Later, Will goes to Hollywood to work in films, meets and befriends aviator and fellow Oklahoman Wiley Post. He becomes a strong proponent of aviation. He goes on a European tour, meeting and amusing heads of state.

After the Great Depression strikes, Will works long hours flying around the country to perform benefit shows lifting the spirits of the American people and raising funds for the poor. At the 1932 Democratic National Convention, Will is nominated as a presidential candidate as a "favorite son."

Later, Will takes off with Wiley to Alaska. Will has the plane circle back over the airfield to wave goodbye to Betty one last time. (Both men were killed in an airplane crash in Alaska.)

==Cast==
- Will Rogers Jr. as Will Rogers
- Jane Wyman as Betty Rogers
- Carl Benton Reid as Sen.
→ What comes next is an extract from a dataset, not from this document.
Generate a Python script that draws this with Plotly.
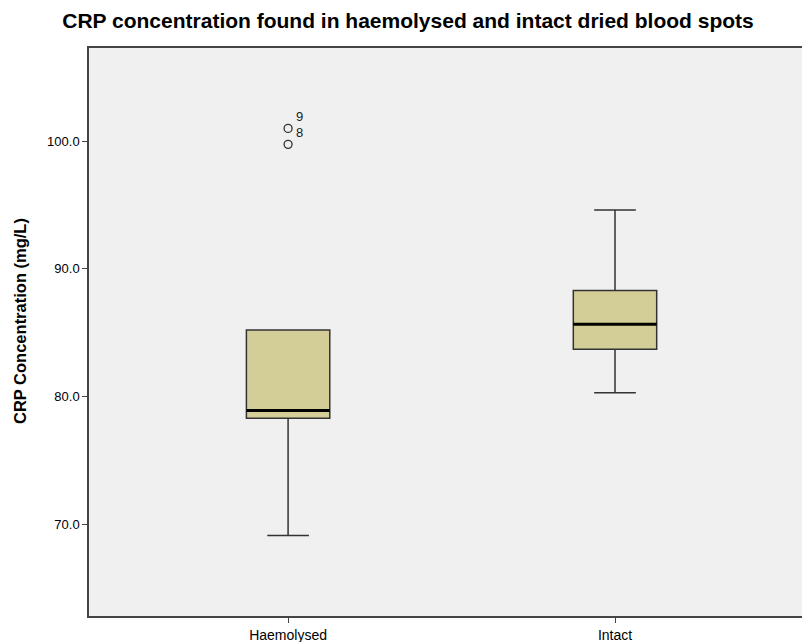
import plotly.graph_objects as go

categories = ["Haemolysed", "Intact"]
lower_whisker = [69.1, 80.3]
q1 = [78.3, 83.7]
median = [78.9, 85.65]
q3 = [85.2, 88.3]
upper_whisker = [85.2, 94.6]
outlier_values = [101.0, 99.75]
outlier_labels = ["9", "8"]
outlier_group = [0, 0]

BOX_W = 0.255
FILL = "#D3CE97"
EDGE = "#333333"
FONT = "Liberation Sans, Arial"

fig = go.Figure()
xs = list(range(len(categories)))
fig.add_trace(go.Box(
    x=xs, q1=q1, median=median, q3=q3,
    lowerfence=lower_whisker, upperfence=upper_whisker,
    width=BOX_W, whiskerwidth=0.5,
    fillcolor=FILL, line=dict(color=EDGE, width=1.5),
    boxpoints=False, hoverinfo="skip", showlegend=False,
))
for i, m in enumerate(median):
    fig.add_trace(go.Scatter(
        x=[i - BOX_W / 2, i + BOX_W / 2], y=[m, m], mode="lines",
        line=dict(color="#000000", width=3), showlegend=False, hoverinfo="skip",
    ))
fig.add_trace(go.Scatter(
    x=outlier_group, y=outlier_values, mode="markers",
    marker=dict(symbol="circle-open", size=8, color=EDGE, line=dict(width=1.3)),
    showlegend=False, hoverinfo="skip",
))
for g, v, lab in zip(outlier_group, outlier_values, outlier_labels):
    fig.add_annotation(x=g, y=v, text=lab, showarrow=False, xshift=11, yshift=11.5,
                       font=dict(family=FONT, size=13, color="#222"))

fig.add_annotation(xref="paper", yref="paper", x=-69 / 713, y=(616 - 321) / 568,
                   text="<b>CRP Concentration (mg/L)</b>", textangle=-90, showarrow=False,
                   xanchor="center", yanchor="middle",
                   font=dict(family=FONT, size=16.5, color="#000"))

fig.update_layout(
    width=802, height=642,
    margin=dict(l=89, r=0, t=48, b=26),
    paper_bgcolor="white", plot_bgcolor="#F0F0F0",
    title=dict(text="<b>CRP concentration found in haemolysed and intact dried blood spots</b>",
               x=408 / 802, xanchor="center", y=1 - 21 / 642, yanchor="middle",
               font=dict(family=FONT, size=21, color="#000")),
    font=dict(family=FONT, color="#000"),
)
fig.update_xaxes(
    range=[-0.609, 1.572], tickvals=xs, ticktext=categories,
    showgrid=False, zeroline=False, showline=True, mirror=True,
    linecolor="#444", linewidth=1.5, ticks="outside", ticklen=5, tickcolor="#444",
    tickfont=dict(size=14),
)
fig.update_yaxes(
    range=[62.8, 107.3], tickvals=[70, 80, 90, 100],
    ticktext=["70.0", "80.0", "90.0", "100.0"],
    showgrid=False, zeroline=False, showline=True, mirror=False,
    linecolor="#444", linewidth=1.5, ticks="outside", ticklen=5, tickcolor="#444",
    tickfont=dict(size=13),
)
fig.write_html("out.html")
Clem Rogers
- Eve Miller as Cora Marshall
- James Gleason as Bert Lynn
- Slim Pickens as Dusty Donovan
- Noah Beery Jr. as Wiley Post
- Mary Wickes as Mrs. Foster
- Steve Brodie as Dave Marshall
- Pinky Tomlin as Orville James
- Margaret Field as Sally Rogers
- Eddie Cantor as himself

==Inaccuracies==
The film depicts Rogers' father, Clem Rogers, as being part of the Oklahoma delegation at the 1932 Democratic National Convention, despite the fact that Clem Rogers had died in 1911.

==Reception==
Bosley Crowther of The New York Times wrote that there was "not much action," but that Will Rogers Jr. was "vastly natural" in the part, and while "not an important film" it "gives a tender reflection of a character many people loved." Variety called the script "a sketchy affair," but thought that Curtiz' direction "does a good job in presenting nostalgia, drama and humor, with only occasional slopping over into sentimentality." Harrison's Reports thought that the film "captures much of the charm, wit and human warmth" of Rogers but that it still was "by no means an outstanding entertainment, for its sketchy presentation of the events connected with Rogers' personal life and his rise to fame lacks forceful dramatic impact and does not delve deeply into his character." John McCarten of The New Yorker called it "a bland account" of Rogers' life, "quite without strain or stress or surprises." The Monthly Film Bulletin wrote: "Rogers was in turn performer in wild west shows, successful Ziegfeld star, dabbler in popular politics, aviation enthusiast, great movie box-office attraction and 'favourite son' nominee for the American presidency, but Will Rogers Jr. impersonates his father with an indolent lack of charm that fails entirely to create a character interesting enough to hold these straggling episodes together."